** Start of Provided material **
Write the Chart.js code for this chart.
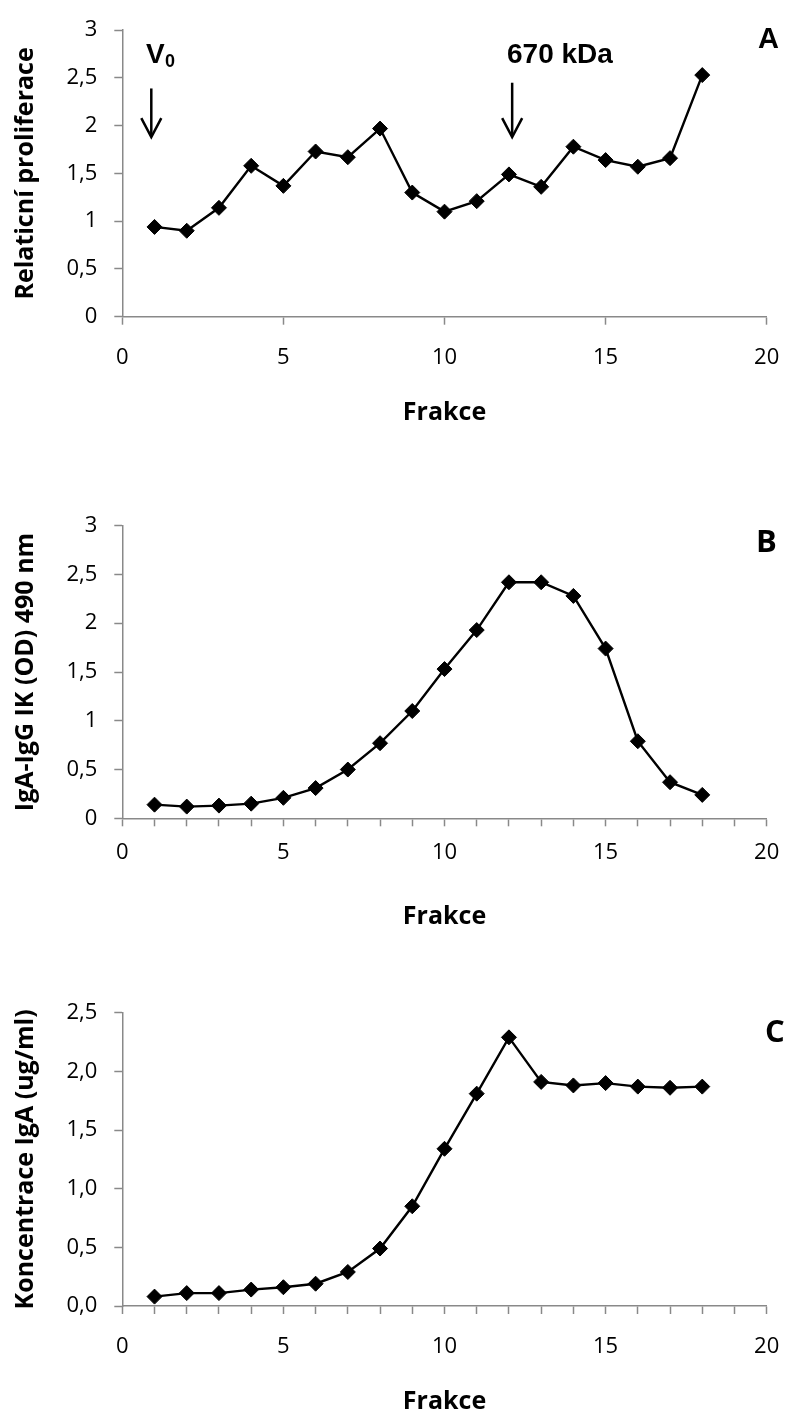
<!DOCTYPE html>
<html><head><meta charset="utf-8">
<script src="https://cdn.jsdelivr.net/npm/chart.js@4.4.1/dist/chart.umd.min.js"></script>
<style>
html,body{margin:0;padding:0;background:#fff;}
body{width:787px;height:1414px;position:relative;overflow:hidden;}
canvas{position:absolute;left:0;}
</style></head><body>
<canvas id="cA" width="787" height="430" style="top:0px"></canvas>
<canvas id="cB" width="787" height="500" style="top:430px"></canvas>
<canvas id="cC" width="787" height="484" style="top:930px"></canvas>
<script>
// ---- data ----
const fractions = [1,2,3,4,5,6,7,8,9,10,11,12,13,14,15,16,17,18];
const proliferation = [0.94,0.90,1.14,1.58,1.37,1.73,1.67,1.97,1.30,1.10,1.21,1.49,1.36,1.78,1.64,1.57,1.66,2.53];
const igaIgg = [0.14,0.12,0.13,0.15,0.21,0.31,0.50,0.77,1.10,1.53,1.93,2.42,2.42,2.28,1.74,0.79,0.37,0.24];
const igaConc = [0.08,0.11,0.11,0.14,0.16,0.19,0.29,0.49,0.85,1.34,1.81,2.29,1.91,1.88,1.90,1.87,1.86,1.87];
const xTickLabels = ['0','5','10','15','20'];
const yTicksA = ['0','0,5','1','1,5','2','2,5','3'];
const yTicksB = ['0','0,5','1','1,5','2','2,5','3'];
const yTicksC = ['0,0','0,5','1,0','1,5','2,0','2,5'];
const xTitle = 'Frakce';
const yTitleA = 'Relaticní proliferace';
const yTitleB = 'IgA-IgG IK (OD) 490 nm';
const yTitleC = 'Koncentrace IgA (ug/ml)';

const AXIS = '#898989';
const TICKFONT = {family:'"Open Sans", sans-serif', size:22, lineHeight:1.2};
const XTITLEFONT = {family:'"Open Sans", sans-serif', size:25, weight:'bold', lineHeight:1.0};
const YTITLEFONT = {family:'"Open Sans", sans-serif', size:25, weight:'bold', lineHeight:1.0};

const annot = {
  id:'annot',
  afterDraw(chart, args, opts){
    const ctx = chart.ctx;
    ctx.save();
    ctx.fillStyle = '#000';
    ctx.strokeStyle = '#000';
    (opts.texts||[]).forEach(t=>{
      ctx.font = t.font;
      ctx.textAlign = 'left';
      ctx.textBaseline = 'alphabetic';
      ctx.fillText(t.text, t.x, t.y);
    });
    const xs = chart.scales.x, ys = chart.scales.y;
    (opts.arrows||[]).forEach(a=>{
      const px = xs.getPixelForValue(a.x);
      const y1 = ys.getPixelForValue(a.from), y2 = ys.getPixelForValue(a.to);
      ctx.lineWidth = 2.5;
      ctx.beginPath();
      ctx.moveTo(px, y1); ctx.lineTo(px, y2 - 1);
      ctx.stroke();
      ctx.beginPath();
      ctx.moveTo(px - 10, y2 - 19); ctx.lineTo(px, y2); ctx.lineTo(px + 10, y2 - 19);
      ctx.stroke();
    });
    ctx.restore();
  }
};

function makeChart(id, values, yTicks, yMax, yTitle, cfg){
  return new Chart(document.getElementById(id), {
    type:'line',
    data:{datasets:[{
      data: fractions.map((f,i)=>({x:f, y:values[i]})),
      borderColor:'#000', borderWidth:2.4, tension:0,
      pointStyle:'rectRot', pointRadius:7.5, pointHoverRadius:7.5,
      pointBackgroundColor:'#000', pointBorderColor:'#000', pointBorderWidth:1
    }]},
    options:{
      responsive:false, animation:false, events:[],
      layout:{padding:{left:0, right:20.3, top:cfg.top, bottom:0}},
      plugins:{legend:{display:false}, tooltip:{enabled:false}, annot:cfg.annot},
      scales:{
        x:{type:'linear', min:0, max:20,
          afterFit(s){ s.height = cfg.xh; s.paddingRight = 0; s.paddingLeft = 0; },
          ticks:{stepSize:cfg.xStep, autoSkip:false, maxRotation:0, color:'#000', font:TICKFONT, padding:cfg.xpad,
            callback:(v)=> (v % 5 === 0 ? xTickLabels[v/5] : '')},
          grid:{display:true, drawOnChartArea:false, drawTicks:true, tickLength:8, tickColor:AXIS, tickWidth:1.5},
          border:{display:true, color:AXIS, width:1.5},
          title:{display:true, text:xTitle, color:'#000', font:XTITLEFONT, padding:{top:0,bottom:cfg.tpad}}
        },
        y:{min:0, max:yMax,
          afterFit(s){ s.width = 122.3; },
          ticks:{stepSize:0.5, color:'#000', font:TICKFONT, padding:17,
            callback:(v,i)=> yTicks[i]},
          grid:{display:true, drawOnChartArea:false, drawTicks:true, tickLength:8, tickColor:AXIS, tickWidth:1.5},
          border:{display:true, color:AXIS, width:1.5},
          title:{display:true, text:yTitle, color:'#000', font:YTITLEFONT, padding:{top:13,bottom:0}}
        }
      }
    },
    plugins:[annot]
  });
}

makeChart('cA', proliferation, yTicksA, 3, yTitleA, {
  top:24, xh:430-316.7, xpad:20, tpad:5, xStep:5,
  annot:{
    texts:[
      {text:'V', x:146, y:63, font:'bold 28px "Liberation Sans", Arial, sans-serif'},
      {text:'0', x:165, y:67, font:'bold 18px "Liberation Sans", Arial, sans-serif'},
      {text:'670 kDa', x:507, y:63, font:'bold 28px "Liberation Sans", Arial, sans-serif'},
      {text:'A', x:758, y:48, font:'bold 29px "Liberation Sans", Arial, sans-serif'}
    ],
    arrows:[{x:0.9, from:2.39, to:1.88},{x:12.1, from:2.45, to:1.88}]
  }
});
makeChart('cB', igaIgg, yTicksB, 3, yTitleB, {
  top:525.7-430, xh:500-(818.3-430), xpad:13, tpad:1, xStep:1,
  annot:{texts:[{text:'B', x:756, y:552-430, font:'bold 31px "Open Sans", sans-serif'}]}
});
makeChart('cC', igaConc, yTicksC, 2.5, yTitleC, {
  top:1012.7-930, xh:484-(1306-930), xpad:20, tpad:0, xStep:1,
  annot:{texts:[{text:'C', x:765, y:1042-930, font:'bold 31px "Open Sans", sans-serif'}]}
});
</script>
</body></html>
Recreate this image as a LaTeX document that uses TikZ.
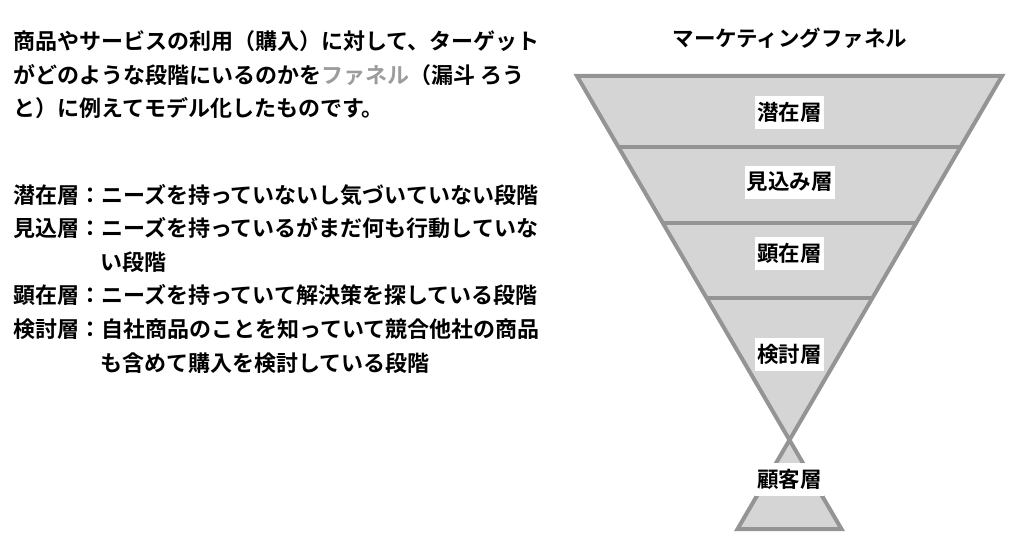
** End of Provided material **
# Exercise description:
Leave out the pictures and print each record exactly as it stands.

# Answer:
Write the Chart.js code for this chart.
<!DOCTYPE html>
<html><head><meta charset="utf-8">
<script src="https://cdn.jsdelivr.net/npm/chart.js@4.4.1/dist/chart.umd.min.js"></script>
<style>
html,body{margin:0;padding:0;background:#fff;}
body{width:787px;height:1414px;position:relative;overflow:hidden;}
canvas{position:absolute;left:0;}
</style></head><body>
<canvas id="cA" width="787" height="430" style="top:0px"></canvas>
<canvas id="cB" width="787" height="500" style="top:430px"></canvas>
<canvas id="cC" width="787" height="484" style="top:930px"></canvas>
<script>
// ---- data ----
const fractions = [1,2,3,4,5,6,7,8,9,10,11,12,13,14,15,16,17,18];
const proliferation = [0.94,0.90,1.14,1.58,1.37,1.73,1.67,1.97,1.30,1.10,1.21,1.49,1.36,1.78,1.64,1.57,1.66,2.53];
const igaIgg = [0.14,0.12,0.13,0.15,0.21,0.31,0.50,0.77,1.10,1.53,1.93,2.42,2.42,2.28,1.74,0.79,0.37,0.24];
const igaConc = [0.08,0.11,0.11,0.14,0.16,0.19,0.29,0.49,0.85,1.34,1.81,2.29,1.91,1.88,1.90,1.87,1.86,1.87];
const xTickLabels = ['0','5','10','15','20'];
const yTicksA = ['0','0,5','1','1,5','2','2,5','3'];
const yTicksB = ['0','0,5','1','1,5','2','2,5','3'];
const yTicksC = ['0,0','0,5','1,0','1,5','2,0','2,5'];
const xTitle = 'Frakce';
const yTitleA = 'Relaticní proliferace';
const yTitleB = 'IgA-IgG IK (OD) 490 nm';
const yTitleC = 'Koncentrace IgA (ug/ml)';

const AXIS = '#898989';
const TICKFONT = {family:'"Open Sans", sans-serif', size:22, lineHeight:1.2};
const XTITLEFONT = {family:'"Open Sans", sans-serif', size:25, weight:'bold', lineHeight:1.0};
const YTITLEFONT = {family:'"Open Sans", sans-serif', size:25, weight:'bold', lineHeight:1.0};

const annot = {
  id:'annot',
  afterDraw(chart, args, opts){
    const ctx = chart.ctx;
    ctx.save();
    ctx.fillStyle = '#000';
    ctx.strokeStyle = '#000';
    (opts.texts||[]).forEach(t=>{
      ctx.font = t.font;
      ctx.textAlign = 'left';
      ctx.textBaseline = 'alphabetic';
      ctx.fillText(t.text, t.x, t.y);
    });
    const xs = chart.scales.x, ys = chart.scales.y;
    (opts.arrows||[]).forEach(a=>{
      const px = xs.getPixelForValue(a.x);
      const y1 = ys.getPixelForValue(a.from), y2 = ys.getPixelForValue(a.to);
      ctx.lineWidth = 2.5;
      ctx.beginPath();
      ctx.moveTo(px, y1); ctx.lineTo(px, y2 - 1);
      ctx.stroke();
      ctx.beginPath();
      ctx.moveTo(px - 10, y2 - 19); ctx.lineTo(px, y2); ctx.lineTo(px + 10, y2 - 19);
      ctx.stroke();
    });
    ctx.restore();
  }
};

function makeChart(id, values, yTicks, yMax, yTitle, cfg){
  return new Chart(document.getElementById(id), {
    type:'line',
    data:{datasets:[{
      data: fractions.map((f,i)=>({x:f, y:values[i]})),
      borderColor:'#000', borderWidth:2.4, tension:0,
      pointStyle:'rectRot', pointRadius:7.5, pointHoverRadius:7.5,
      pointBackgroundColor:'#000', pointBorderColor:'#000', pointBorderWidth:1
    }]},
    options:{
      responsive:false, animation:false, events:[],
      layout:{padding:{left:0, right:20.3, top:cfg.top, bottom:0}},
      plugins:{legend:{display:false}, tooltip:{enabled:false}, annot:cfg.annot},
      scales:{
        x:{type:'linear', min:0, max:20,
          afterFit(s){ s.height = cfg.xh; s.paddingRight = 0; s.paddingLeft = 0; },
          ticks:{stepSize:cfg.xStep, autoSkip:false, maxRotation:0, color:'#000', font:TICKFONT, padding:cfg.xpad,
            callback:(v)=> (v % 5 === 0 ? xTickLabels[v/5] : '')},
          grid:{display:true, drawOnChartArea:false, drawTicks:true, tickLength:8, tickColor:AXIS, tickWidth:1.5},
          border:{display:true, color:AXIS, width:1.5},
          title:{display:true, text:xTitle, color:'#000', font:XTITLEFONT, padding:{top:0,bottom:cfg.tpad}}
        },
        y:{min:0, max:yMax,
          afterFit(s){ s.width = 122.3; },
          ticks:{stepSize:0.5, color:'#000', font:TICKFONT, padding:17,
            callback:(v,i)=> yTicks[i]},
          grid:{display:true, drawOnChartArea:false, drawTicks:true, tickLength:8, tickColor:AXIS, tickWidth:1.5},
          border:{display:true, color:AXIS, width:1.5},
          title:{display:true, text:yTitle, color:'#000', font:YTITLEFONT, padding:{top:13,bottom:0}}
        }
      }
    },
    plugins:[annot]
  });
}

makeChart('cA', proliferation, yTicksA, 3, yTitleA, {
  top:24, xh:430-316.7, xpad:20, tpad:5, xStep:5,
  annot:{
    texts:[
      {text:'V', x:146, y:63, font:'bold 28px "Liberation Sans", Arial, sans-serif'},
      {text:'0', x:165, y:67, font:'bold 18px "Liberation Sans", Arial, sans-serif'},
      {text:'670 kDa', x:507, y:63, font:'bold 28px "Liberation Sans", Arial, sans-serif'},
      {text:'A', x:758, y:48, font:'bold 29px "Liberation Sans", Arial, sans-serif'}
    ],
    arrows:[{x:0.9, from:2.39, to:1.88},{x:12.1, from:2.45, to:1.88}]
  }
});
makeChart('cB', igaIgg, yTicksB, 3, yTitleB, {
  top:525.7-430, xh:500-(818.3-430), xpad:13, tpad:1, xStep:1,
  annot:{texts:[{text:'B', x:756, y:552-430, font:'bold 31px "Open Sans", sans-serif'}]}
});
makeChart('cC', igaConc, yTicksC, 2.5, yTitleC, {
  top:1012.7-930, xh:484-(1306-930), xpad:20, tpad:0, xStep:1,
  annot:{texts:[{text:'C', x:765, y:1042-930, font:'bold 31px "Open Sans", sans-serif'}]}
});
</script>
</body></html>
Recreate this image as a LaTeX document that uses TikZ.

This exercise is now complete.